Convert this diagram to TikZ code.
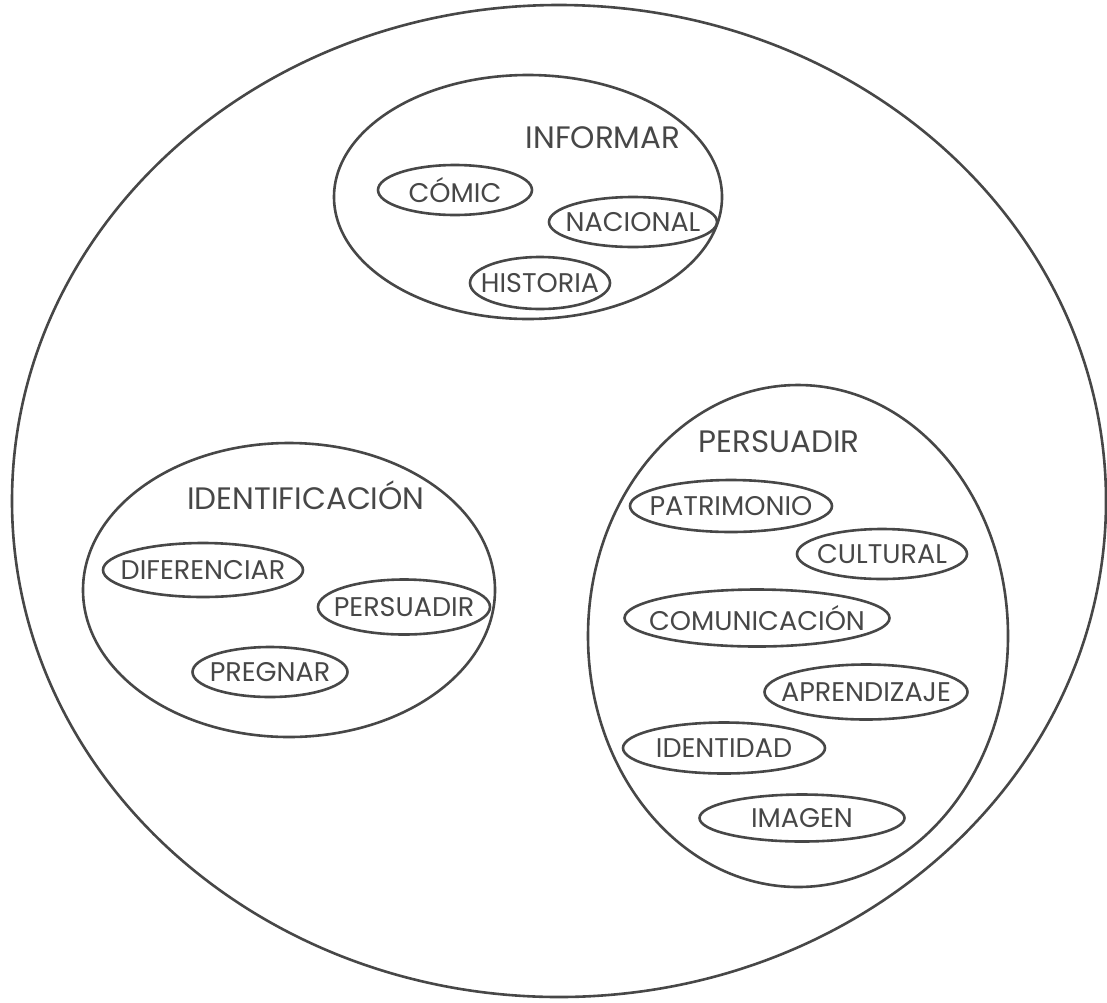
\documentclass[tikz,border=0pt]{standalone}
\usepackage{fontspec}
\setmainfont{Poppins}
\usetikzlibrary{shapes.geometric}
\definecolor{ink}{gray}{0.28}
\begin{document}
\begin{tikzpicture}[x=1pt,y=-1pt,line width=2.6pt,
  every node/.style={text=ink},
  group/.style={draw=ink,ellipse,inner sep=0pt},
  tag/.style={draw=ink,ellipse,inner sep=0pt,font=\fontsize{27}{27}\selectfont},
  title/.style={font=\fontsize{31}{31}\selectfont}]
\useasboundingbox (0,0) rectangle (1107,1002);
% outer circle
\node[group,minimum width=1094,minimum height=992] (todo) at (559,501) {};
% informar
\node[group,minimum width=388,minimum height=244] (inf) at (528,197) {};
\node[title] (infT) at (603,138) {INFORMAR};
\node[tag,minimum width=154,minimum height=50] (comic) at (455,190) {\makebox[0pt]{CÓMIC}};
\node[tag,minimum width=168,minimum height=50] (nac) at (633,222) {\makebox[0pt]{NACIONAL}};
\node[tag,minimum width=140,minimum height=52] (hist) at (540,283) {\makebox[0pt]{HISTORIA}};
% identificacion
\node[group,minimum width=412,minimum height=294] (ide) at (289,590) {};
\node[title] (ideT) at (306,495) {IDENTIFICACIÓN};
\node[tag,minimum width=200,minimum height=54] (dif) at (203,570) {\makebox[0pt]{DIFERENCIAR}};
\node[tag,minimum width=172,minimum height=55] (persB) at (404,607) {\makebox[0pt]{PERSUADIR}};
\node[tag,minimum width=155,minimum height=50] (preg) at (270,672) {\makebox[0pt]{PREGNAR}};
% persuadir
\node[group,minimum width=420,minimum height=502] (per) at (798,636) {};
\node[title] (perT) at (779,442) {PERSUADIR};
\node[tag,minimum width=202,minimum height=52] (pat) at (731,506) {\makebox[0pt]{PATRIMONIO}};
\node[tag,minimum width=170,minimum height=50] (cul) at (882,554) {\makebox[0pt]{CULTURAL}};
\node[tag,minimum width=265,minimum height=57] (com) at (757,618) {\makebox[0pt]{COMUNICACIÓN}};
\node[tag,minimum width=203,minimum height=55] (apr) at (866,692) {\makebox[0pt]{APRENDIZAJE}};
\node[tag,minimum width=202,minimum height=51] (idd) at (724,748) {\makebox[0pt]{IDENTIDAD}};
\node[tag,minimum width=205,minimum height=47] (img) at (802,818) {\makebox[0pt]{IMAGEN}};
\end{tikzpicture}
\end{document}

**********

PROBLEM STATEMENT | Repeat the material above word for word and skip every image in it.

PROBLEM SOLUTION |
Convert this diagram to TikZ code.
\documentclass[tikz,border=0pt]{standalone}
\usepackage{fontspec}
\setmainfont{Poppins}
\usetikzlibrary{shapes.geometric}
\definecolor{ink}{gray}{0.28}
\begin{document}
\begin{tikzpicture}[x=1pt,y=-1pt,line width=2.6pt,
  every node/.style={text=ink},
  group/.style={draw=ink,ellipse,inner sep=0pt},
  tag/.style={draw=ink,ellipse,inner sep=0pt,font=\fontsize{27}{27}\selectfont},
  title/.style={font=\fontsize{31}{31}\selectfont}]
\useasboundingbox (0,0) rectangle (1107,1002);
% outer circle
\node[group,minimum width=1094,minimum height=992] (todo) at (559,501) {};
% informar
\node[group,minimum width=388,minimum height=244] (inf) at (528,197) {};
\node[title] (infT) at (603,138) {INFORMAR};
\node[tag,minimum width=154,minimum height=50] (comic) at (455,190) {\makebox[0pt]{CÓMIC}};
\node[tag,minimum width=168,minimum height=50] (nac) at (633,222) {\makebox[0pt]{NACIONAL}};
\node[tag,minimum width=140,minimum height=52] (hist) at (540,283) {\makebox[0pt]{HISTORIA}};
% identificacion
\node[group,minimum width=412,minimum height=294] (ide) at (289,590) {};
\node[title] (ideT) at (306,495) {IDENTIFICACIÓN};
\node[tag,minimum width=200,minimum height=54] (dif) at (203,570) {\makebox[0pt]{DIFERENCIAR}};
\node[tag,minimum width=172,minimum height=55] (persB) at (404,607) {\makebox[0pt]{PERSUADIR}};
\node[tag,minimum width=155,minimum height=50] (preg) at (270,672) {\makebox[0pt]{PREGNAR}};
% persuadir
\node[group,minimum width=420,minimum height=502] (per) at (798,636) {};
\node[title] (perT) at (779,442) {PERSUADIR};
\node[tag,minimum width=202,minimum height=52] (pat) at (731,506) {\makebox[0pt]{PATRIMONIO}};
\node[tag,minimum width=170,minimum height=50] (cul) at (882,554) {\makebox[0pt]{CULTURAL}};
\node[tag,minimum width=265,minimum height=57] (com) at (757,618) {\makebox[0pt]{COMUNICACIÓN}};
\node[tag,minimum width=203,minimum height=55] (apr) at (866,692) {\makebox[0pt]{APRENDIZAJE}};
\node[tag,minimum width=202,minimum height=51] (idd) at (724,748) {\makebox[0pt]{IDENTIDAD}};
\node[tag,minimum width=205,minimum height=47] (img) at (802,818) {\makebox[0pt]{IMAGEN}};
\end{tikzpicture}
\end{document}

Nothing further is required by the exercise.